Code that draws figures
· · · ·

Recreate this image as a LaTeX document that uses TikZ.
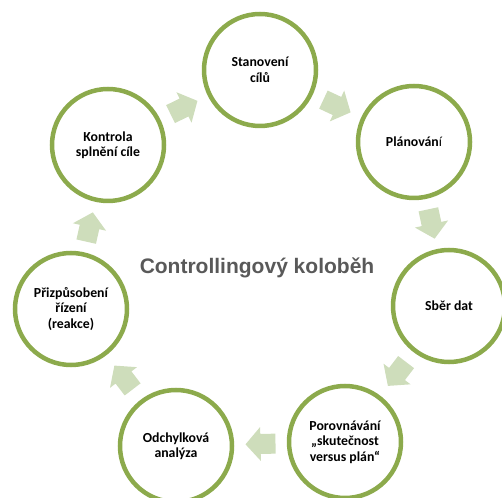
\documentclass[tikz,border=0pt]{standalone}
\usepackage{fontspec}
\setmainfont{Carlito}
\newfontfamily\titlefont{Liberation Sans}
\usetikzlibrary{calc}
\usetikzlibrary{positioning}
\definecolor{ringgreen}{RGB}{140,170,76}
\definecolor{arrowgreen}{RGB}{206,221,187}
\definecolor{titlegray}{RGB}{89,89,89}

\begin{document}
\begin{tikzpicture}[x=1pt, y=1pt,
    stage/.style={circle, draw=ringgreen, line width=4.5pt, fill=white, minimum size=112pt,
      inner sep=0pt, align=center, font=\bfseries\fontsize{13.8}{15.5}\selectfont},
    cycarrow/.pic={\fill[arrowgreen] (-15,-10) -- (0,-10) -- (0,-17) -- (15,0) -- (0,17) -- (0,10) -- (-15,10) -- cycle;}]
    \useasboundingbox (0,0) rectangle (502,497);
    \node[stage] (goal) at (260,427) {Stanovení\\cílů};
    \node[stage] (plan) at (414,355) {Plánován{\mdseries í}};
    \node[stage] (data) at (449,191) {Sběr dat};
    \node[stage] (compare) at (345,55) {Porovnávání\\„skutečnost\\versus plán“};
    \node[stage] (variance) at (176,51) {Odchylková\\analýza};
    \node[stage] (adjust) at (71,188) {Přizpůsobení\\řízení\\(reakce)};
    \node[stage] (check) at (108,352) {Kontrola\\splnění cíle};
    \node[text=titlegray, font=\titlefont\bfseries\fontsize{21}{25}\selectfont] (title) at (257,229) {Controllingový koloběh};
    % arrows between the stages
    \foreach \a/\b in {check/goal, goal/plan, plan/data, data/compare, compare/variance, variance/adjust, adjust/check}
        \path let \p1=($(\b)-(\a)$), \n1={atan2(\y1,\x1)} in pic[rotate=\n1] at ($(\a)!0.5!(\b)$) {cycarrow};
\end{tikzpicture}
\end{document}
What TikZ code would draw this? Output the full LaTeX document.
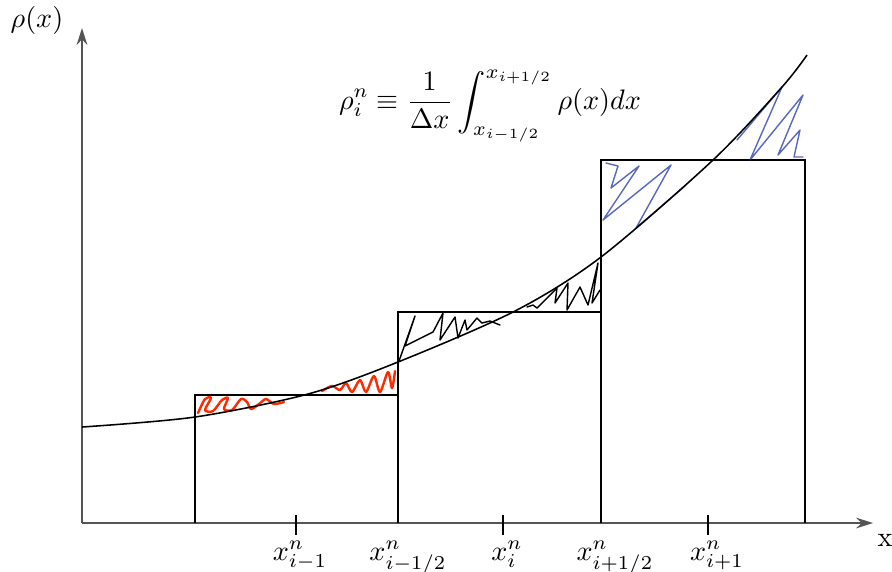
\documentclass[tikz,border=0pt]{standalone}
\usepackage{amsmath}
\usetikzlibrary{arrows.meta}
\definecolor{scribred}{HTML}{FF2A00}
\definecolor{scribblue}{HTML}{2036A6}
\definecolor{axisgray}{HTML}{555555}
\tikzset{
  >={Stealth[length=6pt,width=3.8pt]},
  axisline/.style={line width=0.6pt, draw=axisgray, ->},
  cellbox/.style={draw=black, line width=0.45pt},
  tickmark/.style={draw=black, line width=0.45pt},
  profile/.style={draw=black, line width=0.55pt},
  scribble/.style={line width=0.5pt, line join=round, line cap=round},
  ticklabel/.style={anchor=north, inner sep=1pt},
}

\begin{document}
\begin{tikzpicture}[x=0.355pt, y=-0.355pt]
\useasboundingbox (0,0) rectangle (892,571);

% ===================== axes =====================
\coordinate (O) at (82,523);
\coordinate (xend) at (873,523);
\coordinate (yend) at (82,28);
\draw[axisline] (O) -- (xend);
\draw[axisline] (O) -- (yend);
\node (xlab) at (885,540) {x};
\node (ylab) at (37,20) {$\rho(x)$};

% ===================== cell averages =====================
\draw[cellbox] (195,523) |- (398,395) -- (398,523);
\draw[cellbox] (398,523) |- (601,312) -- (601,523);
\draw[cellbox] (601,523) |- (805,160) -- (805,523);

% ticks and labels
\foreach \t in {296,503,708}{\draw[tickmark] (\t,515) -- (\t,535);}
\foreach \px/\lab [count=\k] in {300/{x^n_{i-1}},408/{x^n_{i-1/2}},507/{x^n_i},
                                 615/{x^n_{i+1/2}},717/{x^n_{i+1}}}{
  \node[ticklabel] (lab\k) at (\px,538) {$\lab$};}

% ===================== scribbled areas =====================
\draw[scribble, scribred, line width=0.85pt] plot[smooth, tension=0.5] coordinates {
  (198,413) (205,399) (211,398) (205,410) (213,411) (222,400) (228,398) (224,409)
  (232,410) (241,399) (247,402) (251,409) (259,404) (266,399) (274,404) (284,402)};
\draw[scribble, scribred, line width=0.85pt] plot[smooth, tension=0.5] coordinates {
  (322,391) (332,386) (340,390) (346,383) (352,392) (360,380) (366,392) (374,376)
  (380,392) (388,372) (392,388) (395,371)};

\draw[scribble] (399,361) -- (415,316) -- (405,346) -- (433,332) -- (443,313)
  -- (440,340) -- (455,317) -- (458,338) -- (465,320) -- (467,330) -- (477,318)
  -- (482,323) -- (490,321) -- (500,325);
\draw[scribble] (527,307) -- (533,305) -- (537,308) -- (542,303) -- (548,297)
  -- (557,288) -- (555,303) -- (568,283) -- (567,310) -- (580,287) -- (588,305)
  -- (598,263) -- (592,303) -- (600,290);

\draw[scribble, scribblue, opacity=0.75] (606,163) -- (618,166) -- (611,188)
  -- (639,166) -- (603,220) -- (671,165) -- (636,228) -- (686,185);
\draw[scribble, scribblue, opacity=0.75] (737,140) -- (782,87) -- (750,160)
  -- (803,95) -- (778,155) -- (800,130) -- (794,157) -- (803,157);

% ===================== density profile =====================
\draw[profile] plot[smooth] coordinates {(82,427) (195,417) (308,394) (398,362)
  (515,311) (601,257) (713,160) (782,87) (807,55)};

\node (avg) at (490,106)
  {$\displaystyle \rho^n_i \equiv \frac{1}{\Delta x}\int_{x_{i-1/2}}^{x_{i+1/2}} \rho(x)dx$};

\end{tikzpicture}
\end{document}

· · · ·

> EXERCISE TASK
Without including the pictures, return each record above exactly as it stands.

> ANSWER FOR THIS EXERCISE
Recreate this image as a LaTeX document that uses TikZ.
\documentclass[tikz,border=0pt]{standalone}
\usepackage{fontspec}
\setmainfont{Carlito}
\newfontfamily\titlefont{Liberation Sans}
\usetikzlibrary{calc}
\usetikzlibrary{positioning}
\definecolor{ringgreen}{RGB}{140,170,76}
\definecolor{arrowgreen}{RGB}{206,221,187}
\definecolor{titlegray}{RGB}{89,89,89}

\begin{document}
\begin{tikzpicture}[x=1pt, y=1pt,
    stage/.style={circle, draw=ringgreen, line width=4.5pt, fill=white, minimum size=112pt,
      inner sep=0pt, align=center, font=\bfseries\fontsize{13.8}{15.5}\selectfont},
    cycarrow/.pic={\fill[arrowgreen] (-15,-10) -- (0,-10) -- (0,-17) -- (15,0) -- (0,17) -- (0,10) -- (-15,10) -- cycle;}]
    \useasboundingbox (0,0) rectangle (502,497);
    \node[stage] (goal) at (260,427) {Stanovení\\cílů};
    \node[stage] (plan) at (414,355) {Plánován{\mdseries í}};
    \node[stage] (data) at (449,191) {Sběr dat};
    \node[stage] (compare) at (345,55) {Porovnávání\\„skutečnost\\versus plán“};
    \node[stage] (variance) at (176,51) {Odchylková\\analýza};
    \node[stage] (adjust) at (71,188) {Přizpůsobení\\řízení\\(reakce)};
    \node[stage] (check) at (108,352) {Kontrola\\splnění cíle};
    \node[text=titlegray, font=\titlefont\bfseries\fontsize{21}{25}\selectfont] (title) at (257,229) {Controllingový koloběh};
    % arrows between the stages
    \foreach \a/\b in {check/goal, goal/plan, plan/data, data/compare, compare/variance, variance/adjust, adjust/check}
        \path let \p1=($(\b)-(\a)$), \n1={atan2(\y1,\x1)} in pic[rotate=\n1] at ($(\a)!0.5!(\b)$) {cycarrow};
\end{tikzpicture}
\end{document}
What TikZ code would draw this? Output the full LaTeX document.
\documentclass[tikz,border=0pt]{standalone}
\usepackage{amsmath}
\usetikzlibrary{arrows.meta}
\definecolor{scribred}{HTML}{FF2A00}
\definecolor{scribblue}{HTML}{2036A6}
\definecolor{axisgray}{HTML}{555555}
\tikzset{
  >={Stealth[length=6pt,width=3.8pt]},
  axisline/.style={line width=0.6pt, draw=axisgray, ->},
  cellbox/.style={draw=black, line width=0.45pt},
  tickmark/.style={draw=black, line width=0.45pt},
  profile/.style={draw=black, line width=0.55pt},
  scribble/.style={line width=0.5pt, line join=round, line cap=round},
  ticklabel/.style={anchor=north, inner sep=1pt},
}

\begin{document}
\begin{tikzpicture}[x=0.355pt, y=-0.355pt]
\useasboundingbox (0,0) rectangle (892,571);

% ===================== axes =====================
\coordinate (O) at (82,523);
\coordinate (xend) at (873,523);
\coordinate (yend) at (82,28);
\draw[axisline] (O) -- (xend);
\draw[axisline] (O) -- (yend);
\node (xlab) at (885,540) {x};
\node (ylab) at (37,20) {$\rho(x)$};

% ===================== cell averages =====================
\draw[cellbox] (195,523) |- (398,395) -- (398,523);
\draw[cellbox] (398,523) |- (601,312) -- (601,523);
\draw[cellbox] (601,523) |- (805,160) -- (805,523);

% ticks and labels
\foreach \t in {296,503,708}{\draw[tickmark] (\t,515) -- (\t,535);}
\foreach \px/\lab [count=\k] in {300/{x^n_{i-1}},408/{x^n_{i-1/2}},507/{x^n_i},
                                 615/{x^n_{i+1/2}},717/{x^n_{i+1}}}{
  \node[ticklabel] (lab\k) at (\px,538) {$\lab$};}

% ===================== scribbled areas =====================
\draw[scribble, scribred, line width=0.85pt] plot[smooth, tension=0.5] coordinates {
  (198,413) (205,399) (211,398) (205,410) (213,411) (222,400) (228,398) (224,409)
  (232,410) (241,399) (247,402) (251,409) (259,404) (266,399) (274,404) (284,402)};
\draw[scribble, scribred, line width=0.85pt] plot[smooth, tension=0.5] coordinates {
  (322,391) (332,386) (340,390) (346,383) (352,392) (360,380) (366,392) (374,376)
  (380,392) (388,372) (392,388) (395,371)};

\draw[scribble] (399,361) -- (415,316) -- (405,346) -- (433,332) -- (443,313)
  -- (440,340) -- (455,317) -- (458,338) -- (465,320) -- (467,330) -- (477,318)
  -- (482,323) -- (490,321) -- (500,325);
\draw[scribble] (527,307) -- (533,305) -- (537,308) -- (542,303) -- (548,297)
  -- (557,288) -- (555,303) -- (568,283) -- (567,310) -- (580,287) -- (588,305)
  -- (598,263) -- (592,303) -- (600,290);

\draw[scribble, scribblue, opacity=0.75] (606,163) -- (618,166) -- (611,188)
  -- (639,166) -- (603,220) -- (671,165) -- (636,228) -- (686,185);
\draw[scribble, scribblue, opacity=0.75] (737,140) -- (782,87) -- (750,160)
  -- (803,95) -- (778,155) -- (800,130) -- (794,157) -- (803,157);

% ===================== density profile =====================
\draw[profile] plot[smooth] coordinates {(82,427) (195,417) (308,394) (398,362)
  (515,311) (601,257) (713,160) (782,87) (807,55)};

\node (avg) at (490,106)
  {$\displaystyle \rho^n_i \equiv \frac{1}{\Delta x}\int_{x_{i-1/2}}^{x_{i+1/2}} \rho(x)dx$};

\end{tikzpicture}
\end{document}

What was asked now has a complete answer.